U.S. Lobbyists Accused of Failing to Disclose NSO Ties to Zionist Regime

WASHINGTON (Middle East Eye) – A group of U.S.-based lobbyists representing the Zionist regim’s spyware company NSO have been violating the Foreign Agent Registration Act (Fara) by not registering the company as being under the control of the occupying regime, a prominent rights group has said.
In a letter sent to the U.S. Department of Justice, Democracy for the Arab World Now (Dawn) called on the government to investigate the four agents representing NSO, saying that when the agents registered themselves under Fara, they stated that the company was not “supervised, owned, directed, controlled, financed, or subsidized in part” by a foreign government or regime.
“We believe that the FARA Unit should investigate these four lobbyists and their firms and find that their presentation of false information was intentional and intended to mislead the U.S. government, Congress, and the American public,” the letter said.
Three of the lobbyists - David Tamasi, Steve Rabinowitz, and Timothy Dickinson - had filed to register for the NSO Group after it was placed on a blacklist by the U.S. Department of Commerce last year. Another lobbyist, Brian Finch, registered prior to the listing.

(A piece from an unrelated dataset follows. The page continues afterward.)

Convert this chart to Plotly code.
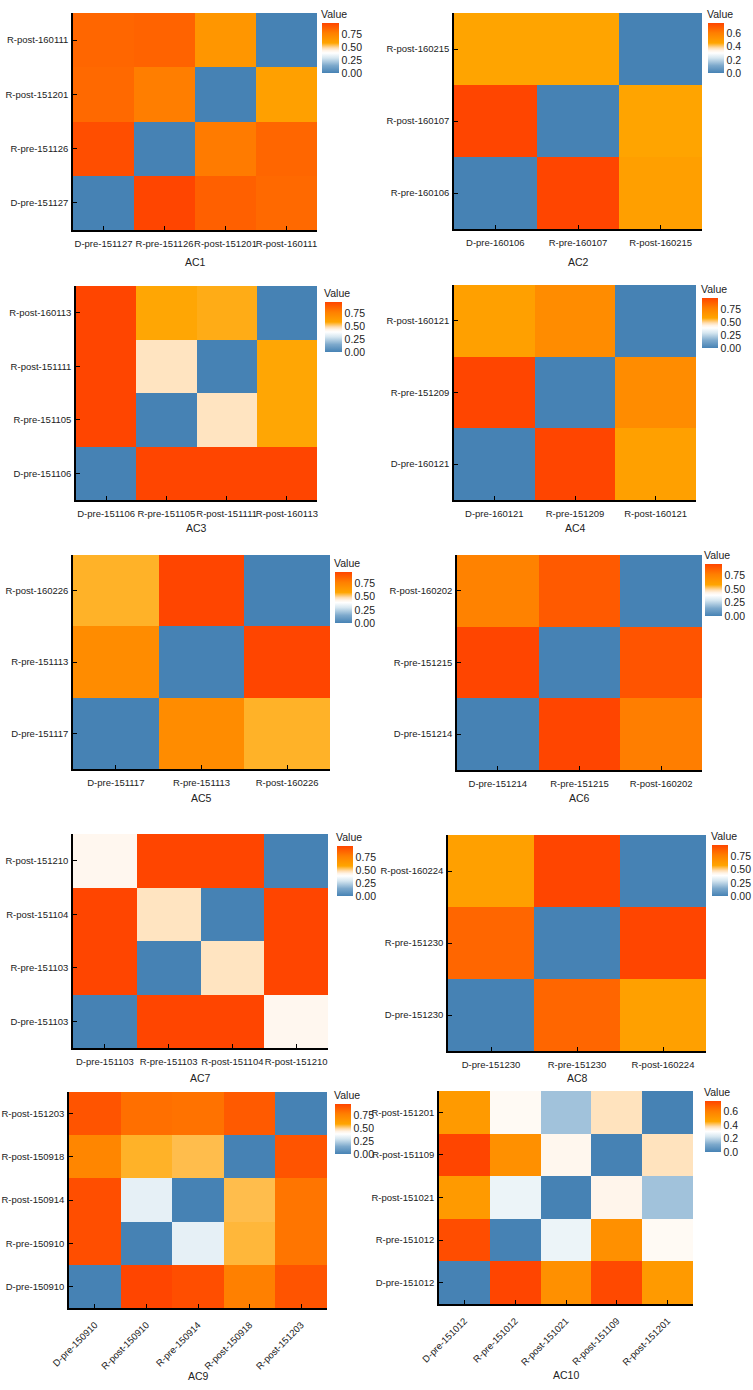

“These four lobbyists are not just representing NSO Group, a company with an egregious record of enabling human rights abuses; they are in fact representing a company controlled by a foreign regime, and they are misrepresenting this relationship to the U.S. government and the American public,” Adam Shapiro, Palestine-Zionist director at Dawn, said in a statement.
Fara requires lobbyists to register with the Department of Justice when taking on foreign principals as clients.
If the client is a company, then the lobbyists must indicate whether a foreign government or regime exerts any form of control over it, which includes “the possession or the exercise of the power, directly or indirectly, to determine the policies or the activities of a person, whether through the ownership of voting rights, by contract, or otherwise”.
In reports from the New York Times, senior Zionist officials have said the occupying regime considered the software a crucial component of its foreign policy.
NSO sparked international outrage after a series of investigations in 2021, under the coordination of Forbidden Stories, showed how Pegasus, the Zionist company’s flagship product, was used by governments to spy on activists, journalists and political dissidents.
Governments such as Saudi Arabia, Morocco, Bahrain and the United Arab Emirates have been accused of using the spyware.